**THE REQUEST:**
Comb through the entries for "file" and pull out each line that holds it.

[Dataset entries]
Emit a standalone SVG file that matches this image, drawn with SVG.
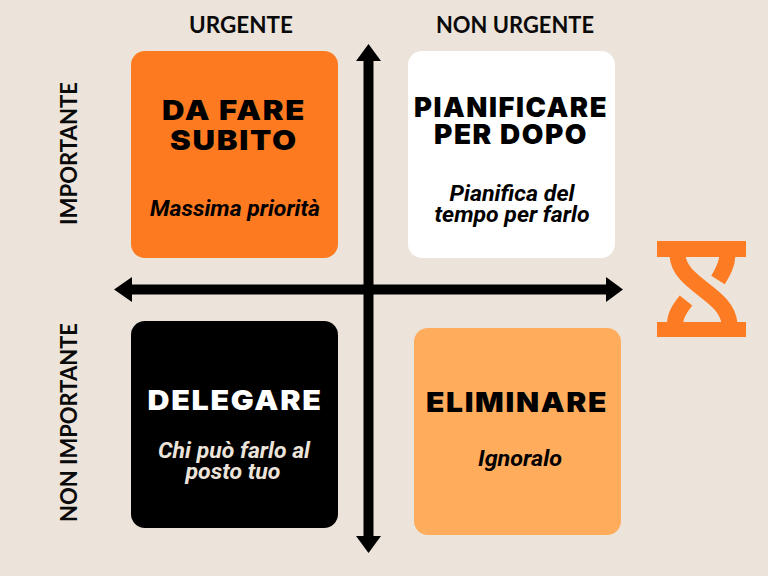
<svg xmlns="http://www.w3.org/2000/svg" width="768" height="576" viewBox="0 0 768 576">
<style>
.t{font-family:"Inter","Liberation Sans",sans-serif;font-weight:900;font-size:27px;letter-spacing:1.500px;text-anchor:middle}
.s{font-family:"Roboto","Liberation Sans",sans-serif;font-weight:700;font-style:italic;font-size:22px;text-anchor:middle}
.a{font-family:"Lato","Liberation Sans",sans-serif;font-weight:700;font-size:22px;text-anchor:middle;fill:#0a0a0a}
.h{fill:none;stroke:#fd7b23;stroke-width:16}
</style>
<rect width="768" height="576" fill="#ece4da"/>
<g id="node-urgent-important">
<rect x="131" y="51" width="207" height="207" rx="14" fill="#fd7a21"/>
<text class="t" x="234" y="120" textLength="144" lengthAdjust="spacingAndGlyphs">DA FARE</text>
<text class="t" x="234" y="150" textLength="128" lengthAdjust="spacingAndGlyphs">SUBITO</text>
<text class="s" x="235" y="216" textLength="170" lengthAdjust="spacingAndGlyphs">Massima priorità</text>
</g>
<g id="node-nonurgent-important">
<rect x="408" y="51" width="207" height="207" rx="14" fill="#ffffff"/>
<text class="t" x="511" y="117" textLength="194" lengthAdjust="spacingAndGlyphs">PIANIFICARE</text>
<text class="t" x="511" y="144" textLength="154" lengthAdjust="spacingAndGlyphs">PER DOPO</text>
<text class="s" x="512" y="201" textLength="125" lengthAdjust="spacingAndGlyphs">Pianifica del</text>
<text class="s" x="512" y="222" textLength="155" lengthAdjust="spacingAndGlyphs">tempo per farlo</text>
</g>
<g id="node-urgent-notimportant">
<rect x="131" y="321" width="207" height="207" rx="14" fill="#000000"/>
<text class="t" x="235" y="410" textLength="175" lengthAdjust="spacingAndGlyphs" fill="#ffffff">DELEGARE</text>
<text class="s" x="234" y="458" textLength="152" lengthAdjust="spacingAndGlyphs" fill="#ece4da">Chi può farlo al</text>
<text class="s" x="233" y="479" textLength="95" lengthAdjust="spacingAndGlyphs" fill="#ece4da">posto tuo</text>
</g>
<g id="node-nonurgent-notimportant">
<rect x="414" y="328" width="207" height="207" rx="14" fill="#ffac5c"/>
<text class="t" x="517" y="412" textLength="182" lengthAdjust="spacingAndGlyphs">ELIMINARE</text>
<text class="s" x="520" y="466" textLength="84" lengthAdjust="spacingAndGlyphs">Ignoralo</text>
</g>
<g id="connectors" fill="#000000">
<path d="M363.500,61H373.500V536H363.500Z"/>
<path d="M368.500,44L381,61H356Z"/>
<path d="M368.500,553L381,536H356Z"/>
<path d="M132,284.500H606V294.500H132Z"/>
<path d="M114,289.500L132,277V302Z"/>
<path d="M623,289.500L606,277V302Z"/>
</g>
<g id="label-urgente"><text class="a" x="241" y="33" textLength="104" lengthAdjust="spacingAndGlyphs">URGENTE</text></g>
<g id="label-non-urgente"><text class="a" x="515" y="33" textLength="158" lengthAdjust="spacingAndGlyphs">NON URGENTE</text></g>
<g id="label-importante"><text class="a" transform="translate(77,153.500) rotate(-90)" textLength="143" lengthAdjust="spacingAndGlyphs">IMPORTANTE</text></g>
<g id="label-non-importante"><text class="a" transform="translate(77,422.500) rotate(-90)" textLength="199" lengthAdjust="spacingAndGlyphs">NON IMPORTANTE</text></g>
<g id="hourglass">
<rect x="657" y="241" width="89" height="16" fill="#fd7b23"/>
<rect x="657" y="322" width="89" height="15" fill="#fd7b23"/>
<path class="h" d="M677.500,255C679,285 727,293 729.500,324"/>
<path class="h" d="M727.500,255C727,265 723,272 718,280"/>
<path class="h" d="M675,324C675,315 680,308 686,300.500"/>
</g>
</svg>
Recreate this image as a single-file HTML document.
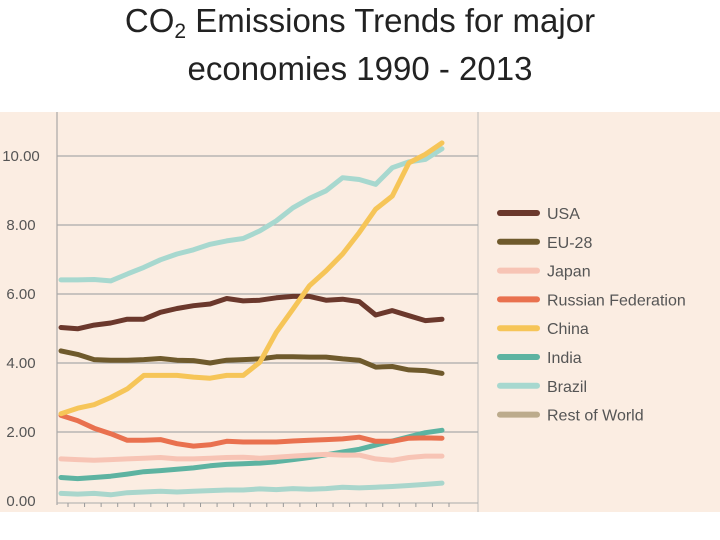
<!DOCTYPE html>
<html><head><meta charset="utf-8"><style>
body{margin:0;width:720px;height:540px;background:#fff;overflow:hidden;font-family:"Liberation Sans",sans-serif}
#title{position:absolute;left:0;top:-3px;width:720px;text-align:center;font-size:33px;line-height:48px;color:#222}
#title sub{font-size:21px;line-height:0;vertical-align:-6px}
</style></head><body>
<div id="title">CO<sub>2</sub> Emissions Trends for major<br>economies 1990 - 2013</div>
<svg id="chart" width="720" height="540" style="position:absolute;left:0;top:0"></svg>
<script>
const years=[];for(let y=1990;y<=2013;y++)years.push(y);
const yTicks=[0,2,4,6,8,10];
const yTickLabels=["0.00","2.00","4.00","6.00","8.00","10.00"];
const usa=[5.03,4.99,5.1,5.16,5.27,5.27,5.47,5.58,5.66,5.71,5.87,5.8,5.82,5.89,5.93,5.93,5.82,5.85,5.78,5.39,5.52,5.37,5.23,5.27];
const eu=[4.35,4.25,4.1,4.08,4.08,4.1,4.13,4.08,4.07,4.0,4.08,4.1,4.12,4.18,4.18,4.17,4.17,4.12,4.08,3.88,3.9,3.8,3.78,3.7];
const japan=[1.22,1.2,1.18,1.2,1.22,1.24,1.26,1.22,1.22,1.24,1.26,1.27,1.24,1.27,1.3,1.33,1.35,1.33,1.33,1.22,1.18,1.26,1.3,1.3];
const russia=[2.48,2.33,2.11,1.95,1.76,1.76,1.78,1.66,1.59,1.63,1.73,1.71,1.71,1.71,1.74,1.76,1.78,1.8,1.85,1.73,1.73,1.82,1.83,1.82];
const china=[2.53,2.69,2.79,3.0,3.25,3.64,3.64,3.64,3.59,3.56,3.64,3.64,4.02,4.89,5.56,6.24,6.67,7.16,7.78,8.46,8.84,9.8,10.05,10.38];
const india=[0.68,0.65,0.68,0.72,0.78,0.85,0.88,0.92,0.96,1.02,1.06,1.08,1.1,1.14,1.2,1.26,1.34,1.42,1.5,1.62,1.74,1.86,1.98,2.05];
const brazil=[6.41,6.41,6.42,6.38,6.58,6.77,6.99,7.16,7.28,7.44,7.54,7.61,7.83,8.12,8.5,8.77,8.99,9.37,9.32,9.18,9.66,9.83,9.9,10.21];
const row=[0.22,0.2,0.22,0.18,0.24,0.26,0.28,0.26,0.28,0.3,0.32,0.32,0.35,0.33,0.36,0.34,0.36,0.4,0.38,0.4,0.42,0.45,0.48,0.52];
const seriesNames=["USA","EU-28","Japan","Russian Federation","China","India","Brazil","Rest of World"];
const seriesColors=["#6b382c","#6f5a2c","#f7c4b5","#e9714f","#f6c558","#5db3a1","#a7d8cf","#bcab8c"];
const lineColors=["#6b382c","#6f5a2c","#f7c4b5","#e9714f","#f6c558","#5db3a1","#a7d8cf","#a9d6cc"];
const seriesData=[usa,eu,japan,russia,china,india,brazil,row];
const drawOrder=[6,7,5,2,3,1,0,4];
const NS="http://www.w3.org/2000/svg",svg=document.getElementById('chart');
const X=y=>61+(y-1990)*(381/23);
const Y=v=>501-v*34.5;
function el(t,a,p){const e=document.createElementNS(NS,t);for(const k in a)e.setAttribute(k,a[k]);(p||svg).appendChild(e);return e;}
const bg=el('rect',{x:0,y:112,width:720,height:400,fill:'#fbede2'});


const ax=el('line',{x1:57,y1:112,x2:57,y2:505,stroke:'#999','stroke-width':1});


const sep=el('line',{x1:478,y1:112,x2:478,y2:512,stroke:'#bbb','stroke-width':1});


yTicks.forEach((t,i)=>{
 if(t>0){const g=el('line',{x1:57,y1:Y(t),x2:478,y2:Y(t),stroke:'#aaa','stroke-width':1.2});
 
 }
 const tx=el('text',{x:21,y:Y(t)+5,'text-anchor':'middle','font-size':15,fill:'#555'});
 tx.textContent=yTickLabels[i];
 
 
});
const xa=el('line',{x1:57,y1:503,x2:478,y2:503,stroke:'#aaa','stroke-width':1});


years.forEach(y=>{const tk=el('line',{x1:X(y)+7,y1:503,x2:X(y)+7,y2:507,stroke:'#999'});
 
 });
drawOrder.forEach(i=>{
 const d=seriesData[i].map((v,j)=>(j?'L':'M')+X(years[j]).toFixed(1)+','+Y(v).toFixed(1)).join('');
 const p=el('path',{d:d,fill:'none',stroke:lineColors[i],'stroke-width':5,'stroke-linejoin':'round','stroke-linecap':'round'});
 
 
});
seriesNames.forEach((n,i)=>{
 const y=213+i*28.8;
 const s=el('line',{x1:500,y1:y,x2:537,y2:y,stroke:seriesColors[i],'stroke-width':6,'stroke-linecap':'round'});
 
 
 const t=el('text',{x:547,y:y+6,'font-size':16,fill:'#555'});
 t.textContent=n;
 
 
});
</script>
</body></html>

**WORKED ANSWER:**
Emit a standalone SVG file that matches this image, drawn with SVG.
Recreate this image as a single-file HTML document.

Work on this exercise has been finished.